We have the following ingestion flow:

Elastic Agent -> HAProxy (passthrough) -> Logstash -> Elasticsearch

And currently we have 3 different policies, one for Linux workstations, one for Linux servers, and one for Windows workstations and is this last one that is not working right.

I requested the file for this agent and looking at the endpoint service log it says that it cannot connect to the Logstash server, which does not make much sense because no change was made on the network.

The error is not helpful at all:

{"@timestamp":"2023-10-06T14:47:30.6465521Z","agent":{"id":"03ef0b8d-2d54-4d72-94a7-70189dae65d0","type":"endpoint"},"ecs":{"version":"1.11.0"},"log":{"level":"error","origin":{"file":{"line":662,"name":"LogstashClient.cpp"}}},"message":"LogstashClient.cpp:662 SSL handshake with Logstash server at HAPROXY-IP:5046 encountered an error: (null)","process":{"pid":5172,"thread":{"id":7088}}}

It is complaining about SSL Handshake with the Logstash server and the error is (null), not sure what is happening.

This started after we upgraded the Agent from Fleet UI.
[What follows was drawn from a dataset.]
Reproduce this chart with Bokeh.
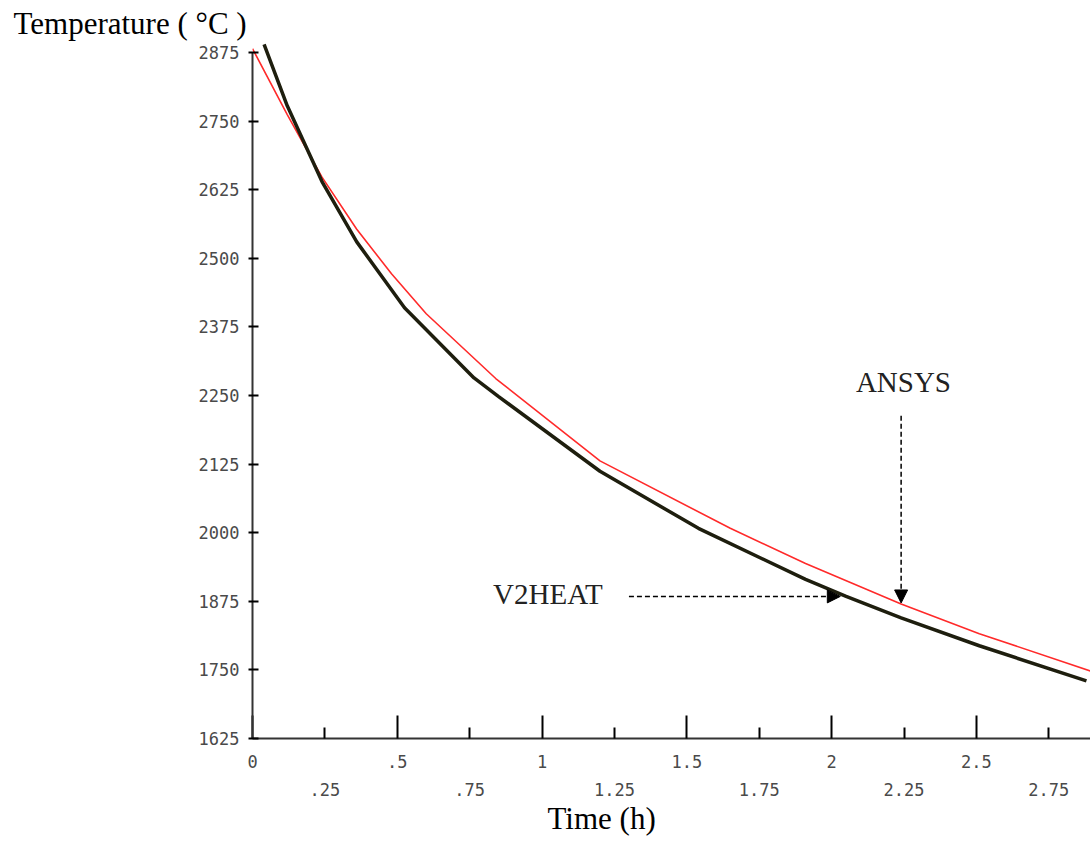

This same ingestion flow works for all the Linux machines, the difference in the policies are only the logstash port.

In the Endpoint screen in Kibana it says that the windows agent has an out-of-date policy, so I'm assuming something didn't worked as expected during the upgrade.

What path should I use to approach this troubleshoot?

Why don't you ingest the data directly into elasticsearch or instead of logstach and then elasticsearch? Are you using a self-signed certificate? You can try inserting the don't validate certificate tag in Elastic Agent. Another thing is to analyze, on the fleet server, whether there is also incompatibility in any integration of your policy.

We need to use Logstash, only Logstash servers are allowed to connect to the Elasticsearch servers, this is not an issue.

Everything worked fine, the issue only happens for a single Agent, the only one on Windows, after the Upgrade to version 8.10.2.

Since we have a license, we opened a ticket with elastic, it looks like some conflict with our VPN application, as it is intermitent.

Another possibility is to use wireshark to analyze traffic and try to understand the behavior of this communication. When executing the telnet iplogstash port command, is the connection closed normally?

It is not a connection issue, the connection works, a telnet works, the certificate works, only one agent running windows that has this issue after the upgrade.

It is intermitent and we are investigating a conflict with our VPN client, the agent seems to have some issue related to network.

Since I already opened a ticket I will mark this a concluded.

Thanks anyway @wsouza !